• Lumash

    I think the gag order is the best thing that has happened. It is sad to note that the 4th Estate cant distinguish hate speech vs freedom of expression. The hague debate was escalating to be a hate speech rallies that were causing the rift and entrenching tribalism. I thank the Judiciary for taking a tactical action against this so called dogma. And to the Judiciary, dont ever be cowed by the likes of the media. We are all on your side. 

  • Len

    Yes, the gag order is meaningless and illegal. Just like in the US, the constitution overrode that common law practice…. but the best thing is to test it in order to establish precedent.  So, media, go ahead and discuss Ruto and Uhuru’s right to contest and let’s see what the judge does! It’s a new day. 

  • The Media Council has this all wrong; the court order gagging public discussion of the question of whether Uhuru and Ruto are allowed to vie for the presidency applies only to those “enjoined” in the case and these basically are the petitioners, respondents, the AG’s office and IEBC. Uhuru and Ruto are the subject of the case so they, too, are gagged from publicly discussing the issue, even though Judge Leonola gave the two until February 17, 2012 to object to the order consented to by everyone else involved in the case.

    The judge’s order is therefore lawful and proper, especially given the turn of events where these suspects are trying to use the ICC issue to rev up tribal animosity and hatred likely to lead to a second PEV if not stopped and this order goes a long way in doing so.

    Why is the Council going on and on addressing an irrelevant issue?
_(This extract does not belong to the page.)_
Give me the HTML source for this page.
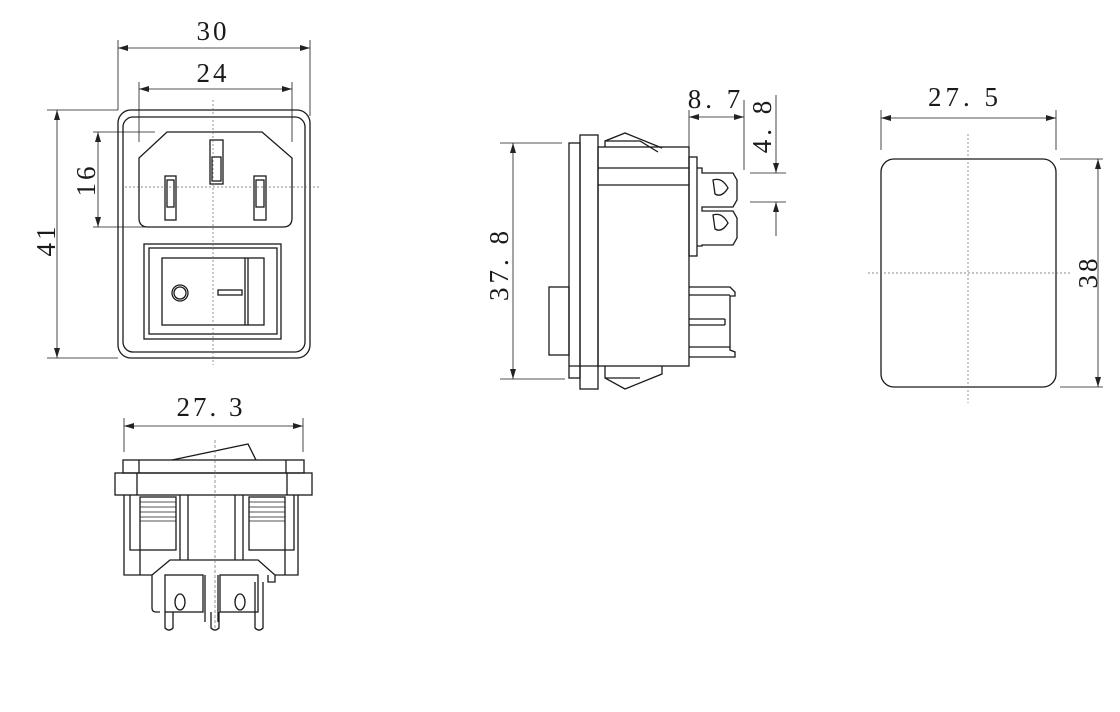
<!DOCTYPE html>
<html><head><meta charset="utf-8"><style>
html,body{margin:0;padding:0;background:#fff;}
svg{display:block;}
text{font-family:"Liberation Serif",serif;font-size:27px;fill:#1a1a1a;}
</style></head><body>
<svg width="1120" height="712" viewBox="0 0 1120 712" xmlns="http://www.w3.org/2000/svg">
<defs>
<marker id="a" viewBox="0 0 10 6" refX="10" refY="3" markerWidth="10" markerHeight="6" orient="auto-start-reverse" markerUnits="userSpaceOnUse"><path d="M0,0 L10,3 L0,6 z" fill="#222"/></marker>
</defs>
<g fill="none" stroke="#1a1a1a" stroke-width="1.3">
<!-- FRONT VIEW -->
<rect x="118" y="110" width="192" height="248" rx="13"/>
<rect x="123" y="117" width="182" height="235" rx="10"/>
<path d="M167,132 L262,132 L292,158 L292,218 Q292,227 283,227 L148,227 Q139,227 139,218 L139,158 Z"/>
<rect x="210" y="140" width="13" height="44"/>
<rect x="212" y="157" width="9" height="24"/>
<rect x="165" y="176" width="11" height="44"/>
<rect x="167" y="180" width="7" height="27"/>
<rect x="254" y="176" width="12" height="44"/>
<rect x="256" y="180" width="8" height="27"/>
<rect x="144" y="244" width="137" height="95"/>
<rect x="149" y="248" width="128" height="86"/>
<rect x="162" y="258" width="102" height="67"/>
<line x1="245" y1="258" x2="245" y2="325"/><line x1="248" y1="258" x2="248" y2="325"/>
<circle cx="180" cy="293" r="8"/><circle cx="180" cy="293" r="6"/>
<rect x="218" y="290" width="24" height="5"/>
<!-- dims front -->
<g stroke-width="0.8">
<line x1="118" y1="40" x2="118" y2="110"/><line x1="310" y1="40" x2="310" y2="116"/>
<line x1="118" y1="48" x2="310" y2="48" marker-start="url(#a)" marker-end="url(#a)"/>
<line x1="139" y1="82" x2="139" y2="142"/><line x1="292" y1="82" x2="292" y2="142"/>
<line x1="139" y1="89" x2="292" y2="89" marker-start="url(#a)" marker-end="url(#a)"/>
<line x1="47" y1="110" x2="118" y2="110"/><line x1="47" y1="358" x2="118" y2="358"/>
<line x1="57" y1="110" x2="57" y2="358" marker-start="url(#a)" marker-end="url(#a)"/>
<line x1="93" y1="132" x2="155" y2="132"/><line x1="93" y1="227" x2="148" y2="227"/>
<line x1="98" y1="132" x2="98" y2="227" marker-start="url(#a)" marker-end="url(#a)"/>
</g>
<g stroke-width="0.7" stroke-dasharray="2,2" stroke="#666">
<line x1="213" y1="100" x2="213" y2="365"/><line x1="125" y1="187" x2="320" y2="187"/>
</g>

<!-- BOTTOM VIEW -->
<rect x="123" y="460" width="181" height="13"/>
<line x1="139" y1="460" x2="139" y2="473"/><line x1="286" y1="460" x2="286" y2="473"/>
<polyline points="172,460 248,444 256,460"/>
<rect x="115" y="473" width="197" height="22"/>
<line x1="137" y1="473" x2="137" y2="495"/><line x1="287" y1="473" x2="287" y2="495"/>
<polyline points="124,495 124,575 152,575"/>
<polyline points="298,495 298,575 275,575"/>
<polyline points="130,495 130,550 140,550 140,575"/>
<polyline points="294,495 294,550 285,550 285,575"/>
<rect x="140" y="497" width="36" height="53"/>
<rect x="249" y="497" width="36" height="53"/>
<g stroke-width="0.8"><line x1="140" y1="502" x2="176" y2="502"/><line x1="140" y1="507" x2="176" y2="507"/><line x1="140" y1="512" x2="176" y2="512"/><line x1="140" y1="517" x2="176" y2="517"/><line x1="140" y1="521" x2="176" y2="521"/>
<line x1="249" y1="502" x2="285" y2="502"/><line x1="249" y1="507" x2="285" y2="507"/><line x1="249" y1="512" x2="285" y2="512"/><line x1="249" y1="517" x2="285" y2="517"/><line x1="249" y1="521" x2="285" y2="521"/></g>
<line x1="180" y1="495" x2="180" y2="560"/><line x1="188" y1="495" x2="188" y2="560"/>
<line x1="235" y1="495" x2="235" y2="560"/><line x1="243" y1="495" x2="243" y2="560"/>
<polyline points="152,575 170,560 258,560 275,575 275,582 268,582 268,575"/>
<path d="M152,575 L152,608 Q152,612 156,612 L160,612"/>
<rect x="165" y="575" width="38" height="37"/>
<rect x="220" y="575" width="38" height="37"/>
<line x1="205" y1="575" x2="205" y2="622"/><line x1="218" y1="575" x2="218" y2="622"/>
<ellipse cx="180" cy="602" rx="5" ry="8"/><ellipse cx="240" cy="602" rx="5" ry="8"/>
<path d="M165,612 L165,628 Q169,632 173,628 L173,612"/>
<path d="M211,612 L211,628 Q215,632 219,628 L219,612"/>
<path d="M255,582 L255,628 Q259,632 263,628 L263,582"/>
<g stroke-width="0.8">
<line x1="124" y1="418" x2="124" y2="452"/><line x1="303" y1="418" x2="303" y2="452"/>
<line x1="124" y1="426" x2="303" y2="426" marker-start="url(#a)" marker-end="url(#a)"/>
</g>
<line x1="215" y1="440" x2="215" y2="630" stroke-width="0.7" stroke-dasharray="3,2" stroke="#666"/>

<!-- SIDE VIEW -->
<rect x="580" y="135" width="18" height="254"/>
<rect x="569" y="143" width="11" height="235"/>
<line x1="569" y1="366" x2="598" y2="366"/>
<rect x="549" y="287" width="20" height="68"/>
<rect x="598" y="147" width="91" height="219"/>
<line x1="598" y1="168" x2="689" y2="168"/><line x1="598" y1="185" x2="689" y2="185"/>
<polyline points="605,147 605,141 625,133 662,148"/>
<polyline points="605,141 640,141 658,152"/>
<polyline points="605,366 605,378 625,389 662,374 662,366"/>
<polyline points="605,378 640,378"/>
<rect x="689" y="157" width="8" height="99"/>
<path d="M697,168 L702,168 L702,173 L733,173 L737,180 L737,200 L733,207 L702,207 L702,211 L733,211 L737,218 L737,238 L733,245 L702,245 L702,246 L697,246"/>
<path d="M713,180 Q722,177 728,188 Q722,198 715,194 Z"/>
<path d="M713,215 Q722,212 728,223 Q722,233 715,229 Z"/>
<polyline points="689,287 730,287 735,292 735,296 730,296 730,350 735,352 735,357 689,357"/>
<line x1="689" y1="295" x2="730" y2="295"/>
<line x1="689" y1="319" x2="725" y2="319"/><line x1="689" y1="325" x2="725" y2="325"/><line x1="725" y1="319" x2="725" y2="325"/>
<line x1="689" y1="347" x2="730" y2="347"/>
<g stroke-width="0.8">
<line x1="500" y1="143" x2="562" y2="143"/><line x1="500" y1="379" x2="565" y2="379"/>
<line x1="513" y1="143" x2="513" y2="379" marker-start="url(#a)" marker-end="url(#a)"/>
<line x1="689" y1="110" x2="689" y2="147"/><line x1="744" y1="100" x2="744" y2="170"/>
<line x1="689" y1="117" x2="744" y2="117" marker-start="url(#a)" marker-end="url(#a)"/>
<line x1="750" y1="173" x2="786" y2="173"/><line x1="750" y1="202" x2="786" y2="202"/>
<line x1="776" y1="95" x2="776" y2="173" marker-end="url(#a)"/>
<line x1="776" y1="236" x2="776" y2="202" marker-end="url(#a)"/>
</g>

<!-- RIGHT VIEW -->
<rect x="881" y="159" width="175" height="228" rx="13"/>
<g stroke-width="0.8">
<line x1="881" y1="110" x2="881" y2="150"/><line x1="1056" y1="110" x2="1056" y2="150"/>
<line x1="881" y1="118" x2="1056" y2="118" marker-start="url(#a)" marker-end="url(#a)"/>
<line x1="1060" y1="159" x2="1103" y2="159"/><line x1="1060" y1="387" x2="1103" y2="387"/>
<line x1="1098" y1="159" x2="1098" y2="387" marker-start="url(#a)" marker-end="url(#a)"/>
</g>
<g stroke-width="0.7" stroke-dasharray="2,2" stroke="#666">
<line x1="968" y1="134" x2="968" y2="403"/><line x1="868" y1="273" x2="1070" y2="273"/>
</g>
</g>

<text x="213" y="40" text-anchor="middle" letter-spacing="3">30</text>
<text x="213" y="82" text-anchor="middle" letter-spacing="3">24</text>
<text transform="translate(55,240) rotate(-90)" text-anchor="middle" letter-spacing="3">41</text>
<text transform="translate(95,180) rotate(-90)" text-anchor="middle" letter-spacing="3">16</text>
<text x="211" y="416" text-anchor="middle" letter-spacing="3">27. 3</text>
<text transform="translate(508,264) rotate(-90)" text-anchor="middle" letter-spacing="4">37. 8</text>
<text x="716" y="108" text-anchor="middle" letter-spacing="4">8. 7</text>
<text transform="translate(771,125) rotate(-90)" text-anchor="middle" letter-spacing="4">4. 8</text>
<text x="965" y="106" text-anchor="middle" letter-spacing="4">27. 5</text>
<text transform="translate(1097,272) rotate(-90)" text-anchor="middle" letter-spacing="3">38</text>
</svg>
</body></html>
The court has not banned anyone other than those enjoined from discussing the issue in public and this (those not banned) include the media.

    Does this Media Council not have a lawyer to advise them? It cannot be they cannot afford one for sure!

    • Zachariah

      Well said. You wouldnt have said it any better. Shame on the Media council. Furthermore, they do not exist in a vacuum

  • Aamsolomon

    That was a primitive judgment painfully expected  from  a modern reform focused court, it means we have a lot to do to have a fair, just and efficient legal system in this nation. It also shows that the old KANU perceptions are so entrenched in us that it is difficult to erode or shade off to adopt to a new dispensation.